Currently, there are no horse slaughterhouses operating in the United States. Despite anti-slaughter group efforts, American horse slaughterhouses have been successfully shut down, but now horses are just sent over the border to Mexico and Canada where the treatment and killing of animals is even less humane than under American standards.

In many ways, the U.S. slaughter ban has already hurt horse welfare.
For reference, American slaughterhouses used retractable pneumatic bolts to render horses unconscious (in theory) before slitting their throats. However, in Mexico, it’s common practice to stab horses in the back repeatedly until their spinal cord is severed.

In many ways, the U.S. horse slaughter ban has already hurt horse welfare. Now, anti-slaughter groups are attempting to ban horses exported for slaughter altogether.

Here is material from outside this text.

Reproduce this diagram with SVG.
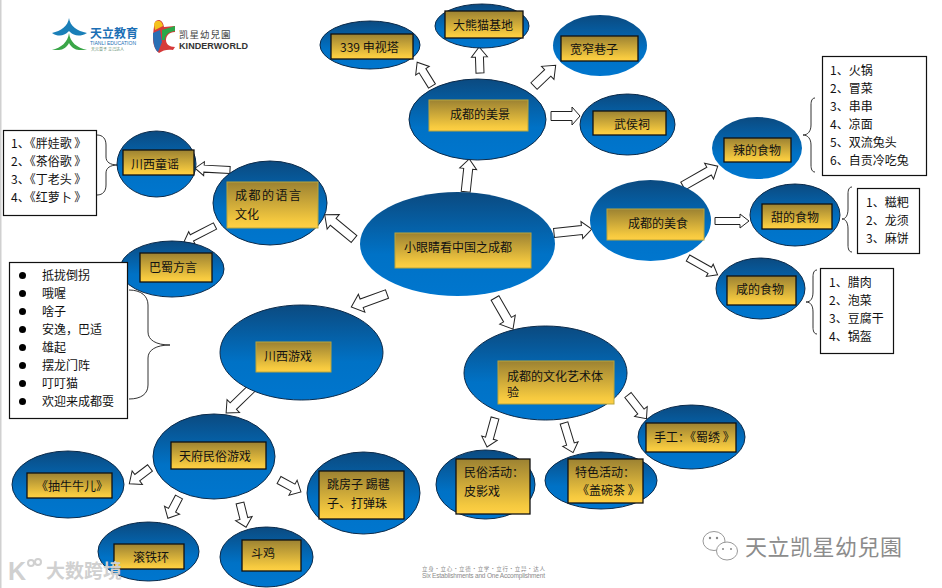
<svg xmlns="http://www.w3.org/2000/svg" width="942" height="588" viewBox="0 0 942 588">
<style>
text{font-family:"Noto Sans CJK SC","Liberation Sans",sans-serif;font-size:12px;fill:#111}
.e{fill:url(#blue);stroke:#0b2a4a;stroke-width:1}
.en{fill:url(#blue);stroke:none}
.b{fill:url(#gold);stroke:#111;stroke-width:1.3}
.bn{fill:url(#gold);stroke:#b9a53c;stroke-width:1}
.a{fill:#fff;stroke:#222;stroke-width:1}
.l{fill:#fff;stroke:#111;stroke-width:1.2}
.br{fill:none;stroke:#333;stroke-width:1}
.wm{fill:#8a8a8a}
</style>
<defs>
<linearGradient id="blue" x1="0" y1="0" x2="0" y2="1"><stop offset="0" stop-color="#0b4a80"/><stop offset="0.6" stop-color="#0072c6"/><stop offset="1" stop-color="#0076ce"/></linearGradient>
<linearGradient id="gold" x1="0" y1="0" x2="0" y2="1"><stop offset="0" stop-color="#9c8232"/><stop offset="0.85" stop-color="#f5c93f"/><stop offset="1" stop-color="#ffd045"/></linearGradient>
</defs>
<rect width="942" height="588" fill="#fff"/>
<rect width="1.5" height="588" fill="#d0d0d0"/>

<g id="logos">
<path d="M69 18C70 26 77 31 87 33C80 37 74 36 70 32L69 31L68 32C64 36 58 37 52 33C61 31 68 26 69 18Z" fill="#1a7fb8"/>
<path d="M69 33C70 42 77 48 87 50L79 50C75 50 71 47 69 43C67 47 63 50 59 50L52 50C61 48 68 42 69 33Z" fill="#3aa648"/>
<text x="90" y="38" style="font-size:12px;font-weight:700;fill:#1b6fb5">天立教育</text>
<text x="90" y="45" style="font-size:5px;font-family:'Liberation Sans',sans-serif;fill:#1b6fb5" textLength="46">TIANLI EDUCATION</text>
<text x="91" y="51" style="font-size:4px;fill:#5a8a6a">天元普予  立己达人</text>
<path d="M155 22C158 18 163 20 164 27L175 26L175 32C169 32 166 36 166 40C166 44 169 47 175 47L173 50C168 49 163 50 159 53C155 50 153 45 153 38C153 32 154 26 155 22Z" fill="#d63a3a"/>
<path d="M154 24C156 19 162 20 163 26L155 30Z" fill="#f4c21f"/>
<path d="M153 33L160 30L162 42L158 52C154 49 153 42 153 33Z" fill="#2a6fb5"/>
<path d="M162 30L175 26L175 31C167 32 165 36 165 40L162 40Z" fill="#2aa84a"/>
<text x="179" y="38" style="font-size:9.5px;letter-spacing:1px;fill:#444">凯星幼兒園</text>
<text x="179" y="49" style="font-size:9px;font-weight:700;font-family:'Liberation Sans',sans-serif;fill:#333" textLength="69">KINDERWORLD</text>
</g>

<g id="connectors">
<path class="a" transform="translate(465.7 191.7) rotate(-83.8)" d="M0-4.5H23V-8.5L33 0L23 8.5V4.5H0Z"/>
<path class="a" transform="translate(354 239) rotate(-140.4)" d="M0-4.500H27V-9.500L38 0L27 9.500V4.500H0Z"/>
<path class="a" transform="translate(554 233) rotate(-6)" d="M0-4.500H28V-8.500L38 0L28 8.500V4.500H0Z"/>
<path class="a" transform="translate(387 294) rotate(160)" d="M0-4.500H27V-9.500L38 0L27 9.500V4.500H0Z"/>
<path class="a" transform="translate(495 298) rotate(60)" d="M0-4.500H25V-9L36 0L25 9V4.500H0Z"/>
<path class="a" transform="translate(432 86) rotate(-122)" d="M0-4H18V-8L28 0L18 8V4H0Z"/>
<path class="a" transform="translate(480 73) rotate(-92)" d="M0-4H16V-8L26 0L16 8V4H0Z"/>
<path class="a" transform="translate(534 86) rotate(-43.7)" d="M0-4.500H19V-9L30 0L19 9V4.500H0Z"/>
<path class="a" transform="translate(551 116)" d="M0-4.500H21V-9L29 0L21 9V4.500H0Z"/>
<path class="a" transform="translate(683 186) rotate(-29.7)" d="M0-4.500H30V-9L40 0L30 9V4.500H0Z"/>
<path class="a" transform="translate(715 221)" d="M0-3.500H25V-7L34 0L25 7V3.500H0Z"/>
<path class="a" transform="translate(688 258) rotate(29.5)" d="M0-3.500H25V-7L34 0L25 7V3.500H0Z"/>
<path class="a" transform="translate(230 170) rotate(-177)" d="M0-3.500H26V-7L35 0L26 7V3.500H0Z"/>
<path class="a" transform="translate(215 226) rotate(152.7)" d="M0-3.500H26V-7L35 0L26 7V3.500H0Z"/>
<path class="a" transform="translate(252 388) rotate(136)" d="M0-4.500H26V-9L36 0L26 9V4.500H0Z"/>
<path class="a" transform="translate(150 468) rotate(142.7)" d="M0-4H16V-8.500L26 0L16 8.500V4H0Z"/>
<path class="a" transform="translate(179 497) rotate(117.6)" d="M0-4H15V-8.500L24 0L15 8.500V4H0Z"/>
<path class="a" transform="translate(240 503) rotate(76)" d="M0-4H16V-8.500L25 0L16 8.500V4H0Z"/>
<path class="a" transform="translate(279 480) rotate(28.6)" d="M0-4H16V-8.500L25 0L16 8.500V4H0Z"/>
<path class="a" transform="translate(495 418) rotate(105.4)" d="M0-4H21V-8L30 0L21 8V4H0Z"/>
<path class="a" transform="translate(564 423) rotate(73)" d="M0-4H22V-8L31 0L22 8V4H0Z"/>
<path class="a" transform="translate(628 395) rotate(52)" d="M0-4H21V-8L30 0L21 8V4H0Z"/>
</g>

<g id="braces">
<path class="br" d="M97 135C103 135 106 139 106 145V157C106 162 110 165 118 165C110 165 106 168 106 173V185C106 191 103 195 97 195"/>
<path class="br" d="M129 290C141 290 148 296 148 305V332C148 340 156 345 170 345C156 345 148 350 148 358V385C148 394 141 399 129 399"/>
<path class="br" d="M815 98C812 98 811 101 811 105V125C811 131 808 135 803 135C808 135 811 139 811 145V165C811 169 812 172 815 172"/>
<path class="br" d="M852 187C849 187 848 190 848 194V209C848 215 846 219 842 219C846 219 848 223 848 229V245C848 249 849 252 852 252"/>
<path class="br" d="M817 270C814 270 813 273 813 277V292C813 298 811 302 806 302C811 302 813 306 813 312V327C813 331 814 334 817 334"/>
</g>

<g id="n-center"><ellipse class="en" cx="457.500" cy="244" rx="97.500" ry="52"/><rect class="bn" x="395" y="233" width="136" height="35"/><text x="404" y="252">小眼睛看中国之成都</text></g>
<g id="n-scenery"><ellipse class="e" cx="477.500" cy="119.500" rx="68.500" ry="40.500"/><rect class="bn" x="429" y="100" width="99" height="31"/><text x="450" y="119">成都的美景</text></g>
<g id="n-339"><ellipse class="e" cx="370" cy="45" rx="50" ry="24"/><rect class="b" x="331" y="34" width="82" height="25"/><text x="340" y="52">339 申视塔</text></g>
<g id="n-panda"><ellipse class="e" cx="482" cy="26" rx="47" ry="22"/><rect class="b" x="445" y="11" width="78" height="27"/><text x="453" y="30">大熊猫基地</text></g>
<g id="n-kuanzhai"><ellipse class="en" cx="600" cy="45.500" rx="47" ry="30.500"/><rect class="b" x="561" y="36" width="77" height="25"/><text x="570" y="54">宽窄巷子</text></g>
<g id="n-wuhou"><ellipse class="e" cx="627.500" cy="124.500" rx="47.500" ry="30.500"/><rect class="b" x="593" y="111" width="73" height="24"/><text x="614" y="129">武侯祠</text></g>
<g id="n-food"><ellipse class="en" cx="650.500" cy="220.500" rx="60.500" ry="40.500"/><rect class="bn" x="607" y="209" width="97" height="31"/><text x="628" y="228">成都的美食</text></g>
<g id="n-spicy"><ellipse class="en" cx="757" cy="148" rx="45" ry="31"/><rect class="b" x="724" y="138" width="67" height="24"/><text x="733" y="155">辣的食物</text></g>
<g id="n-sweet"><ellipse class="e" cx="795" cy="215" rx="45" ry="31"/><rect class="b" x="762" y="204" width="70" height="25"/><text x="771" y="222">甜的食物</text></g>
<g id="n-salty"><ellipse class="e" cx="760.500" cy="288.500" rx="44.500" ry="30.500"/><rect class="b" x="727" y="276" width="69" height="29"/><text x="736" y="294">咸的食物</text></g>
<g id="n-nursery"><ellipse class="e" cx="156.500" cy="164" rx="39.500" ry="33"/><rect class="b" x="123" y="150" width="71" height="25"/><text x="131" y="169">川西童谣</text></g>
<g id="n-language"><ellipse class="e" cx="270" cy="203" rx="57" ry="42"/><rect class="bn" x="227" y="182" width="91" height="46"/><text x="235" y="200" style="letter-spacing:1.500px">成都的语言</text><text x="235" y="219">文化</text></g>
<g id="n-dialect"><ellipse class="e" cx="172" cy="269" rx="52" ry="28"/><rect class="b" x="140" y="253" width="72" height="29"/><text x="149" y="272">巴蜀方言</text></g>
<g id="n-games"><ellipse class="e" cx="301.500" cy="352.500" rx="81.500" ry="47.500"/><rect class="bn" x="256" y="342" width="75" height="30"/><text x="264" y="361">川西游戏</text></g>
<g id="n-folkgames"><ellipse class="e" cx="214" cy="456.500" rx="61" ry="42.500"/><rect class="b" x="171" y="442" width="95" height="27"/><text x="179" y="461">天府民俗游戏</text></g>
<g id="n-ox"><ellipse class="e" cx="68" cy="484.500" rx="56" ry="33.500"/><rect class="b" x="27" y="473" width="85" height="25"/><text x="36" y="491">《抽牛牛儿》</text></g>
<g id="n-hoop"><ellipse class="e" cx="148.500" cy="551.500" rx="50.500" ry="29.500"/><rect class="b" x="114" y="544" width="70" height="25"/><text x="133" y="562">滚铁环</text></g>
<g id="n-rooster"><ellipse class="e" cx="266.500" cy="557" rx="46.500" ry="30"/><rect class="b" x="242" y="540" width="59" height="31"/><text x="251" y="558">斗鸡</text></g>
<g id="n-hopscotch"><ellipse class="e" cx="363.500" cy="493" rx="56.500" ry="41"/><rect class="b" x="319" y="471" width="85" height="48"/><text x="327" y="489">跳房子 踢毽</text><text x="327" y="508">子、打弹珠</text></g>
<g id="n-culture"><ellipse class="e" cx="545.500" cy="373" rx="81.500" ry="47"/><rect class="bn" x="498" y="361" width="116" height="43"/><text x="507" y="381">成都的文化艺术体</text><text x="507" y="397">验</text></g>
<g id="n-shadow"><ellipse class="e" cx="485.500" cy="484.500" rx="49.500" ry="34.500"/><rect class="b" x="456" y="459" width="74" height="55"/><text x="464" y="477">民俗活动：</text><text x="464" y="496">皮影戏</text></g>
<g id="n-tea"><ellipse class="e" cx="601" cy="480.500" rx="56" ry="28.500"/><rect class="b" x="568" y="459" width="75" height="44"/><text x="575" y="477">特色活动：</text><text x="577" y="495">《盖碗茶 》</text></g>
<g id="n-craft"><ellipse class="e" cx="691.500" cy="437" rx="53.500" ry="32"/><rect class="b" x="646" y="423" width="90" height="29"/><text x="654" y="442">手工：《蜀绣 》</text></g>

<g id="list-songs"><rect class="l" x="3.500" y="130.500" width="93" height="85"/><text x="11" y="148">1、《胖娃歌 》</text><text x="11" y="166">2、《茶俗歌 》</text><text x="11" y="184">3、《丁老头 》</text><text x="11" y="202">4、《红萝卜 》</text></g>
<g id="list-dialect"><rect class="l" x="9.500" y="262.500" width="118" height="156"/>
<g fill="#000"><circle cx="22.500" cy="275.500" r="3.500"/><circle cx="22.500" cy="293.500" r="3.500"/><circle cx="22.500" cy="311.500" r="3.500"/><circle cx="22.500" cy="329.500" r="3.500"/><circle cx="22.500" cy="347.500" r="3.500"/><circle cx="22.500" cy="365.500" r="3.500"/><circle cx="22.500" cy="383.500" r="3.500"/><circle cx="22.500" cy="401.500" r="3.500"/></g>
<text x="42" y="280">抵拢倒拐</text><text x="42" y="298">哦喔</text><text x="42" y="316">啥子</text><text x="42" y="334">安逸，巴适</text><text x="42" y="352">雄起</text><text x="42" y="370">摆龙门阵</text><text x="42" y="388">叮叮猫</text><text x="42" y="406">欢迎来成都耍</text></g>
<g id="list-spicy"><rect class="l" x="822.500" y="56.500" width="104" height="119"/><text x="830" y="75">1、火锅</text><text x="830" y="93">2、冒菜</text><text x="830" y="111">3、串串</text><text x="830" y="129">4、凉面</text><text x="830" y="147">5、双流兔头</text><text x="830" y="165">6、自贡冷吃兔</text></g>
<g id="list-sweet"><rect class="l" x="857.500" y="188.500" width="62" height="65"/><text x="866" y="207">1、糍粑</text><text x="866" y="225">2、龙须</text><text x="866" y="243">3、麻饼</text></g>
<g id="list-salty"><rect class="l" x="820.500" y="268.500" width="73" height="85"/><text x="829" y="287">1、腊肉</text><text x="829" y="305">2、泡菜</text><text x="829" y="323">3、豆腐干</text><text x="829" y="341">4、锅盔</text></g>

<g id="watermarks">
<text x="422" y="571" style="font-size:5.500px" class="wm" textLength="123">立身・立心・立德・立学・立行・立异・达人</text>
<text x="422" y="578" style="font-size:6.500px;font-family:'Liberation Sans',sans-serif" class="wm" textLength="123">Six Establishments and One Accomplishment</text>
<text x="745" y="555" style="font-size:22px;fill:#8c8c8c;letter-spacing:.5px">天立凯星幼兒園</text>
<g fill="#fff" stroke="#999" stroke-width="1"><ellipse cx="714" cy="541" rx="11" ry="9.500"/><ellipse cx="727" cy="551" rx="10.500" ry="9"/></g>
<g fill="#888"><circle cx="710" cy="538" r="1.200"/><circle cx="717" cy="538" r="1.200"/><circle cx="723" cy="549" r="1"/><circle cx="731" cy="549" r="1"/></g>
<text x="46" y="578" style="font-size:19px;fill:#d0d0d0;font-weight:700">大数跨境</text>
<text x="8" y="580" style="font-size:25px;fill:#d0d0d0;font-family:'Liberation Sans',sans-serif;font-weight:700">K</text>
<g fill="none" stroke="#d0d0d0" stroke-width="2"><circle cx="31" cy="563" r="3"/><circle cx="38" cy="562" r="3"/></g>
</g>
</svg>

Despite the fact this new law could be easily circumvented by horse “kill dealers” simply labeling horses transported across the border as “for riding” instead of “for slaughter”, we need to first think about minimizing the unwanted horse population before tackling the issue of horse slaughter.

Lets look at some facts:

  • According to the USDA, 45,000 horses went to slaughter in Mexico in 2007, and another 26,000 went to Canada (total, 71,000+).
  • According to the Jockey Club, 56,000 Thoroughbred mares were bred in 2007.
  • According to the Thoroughbred Times, Thoroughbred race horses averaged 25 starts per life in 1950; by 1994, the average Thoroughbred ran just 14 races.

What does this mean? More Thoroughbreds running less races equals more waste. Due to over breeding of the Thoroughbred, not only does the Thoroughbred Times conclude Thoroughbred races horses are less sound than 60 years ago , but also, they are less used.

Moreover, why have we not had a Triple Crown winner in Thoroughbred horse racing since Affirmed in 1978? Could it be that the only requirements for breeding a Thoroughbred horse are a papered mare and money for a stud fee?

I imagine, even in 1978, horse breeding and racing wasn’t an incredibly easy or cheap “hobby”. Then, not every backyard horse owner could afford a.) a papered Thoroughbred mare, or b.) a 500 mile haul to the stallion. Today, cheap, seedy racetracks are numerous and vastly outnumber the celebrity packed racing events profiled on T.V. It is perceived as “easy” now for anyone to think they can breed the next Kentucky Derby winner. For $250, someone can pick up a lame and unproven (and possibly even unraced) Thoroughbred mare and breed her to an equally lame or unproven Thoroughbred stallion for as little as $300. Boom! For less than a beater car, you too can own the next derby champ!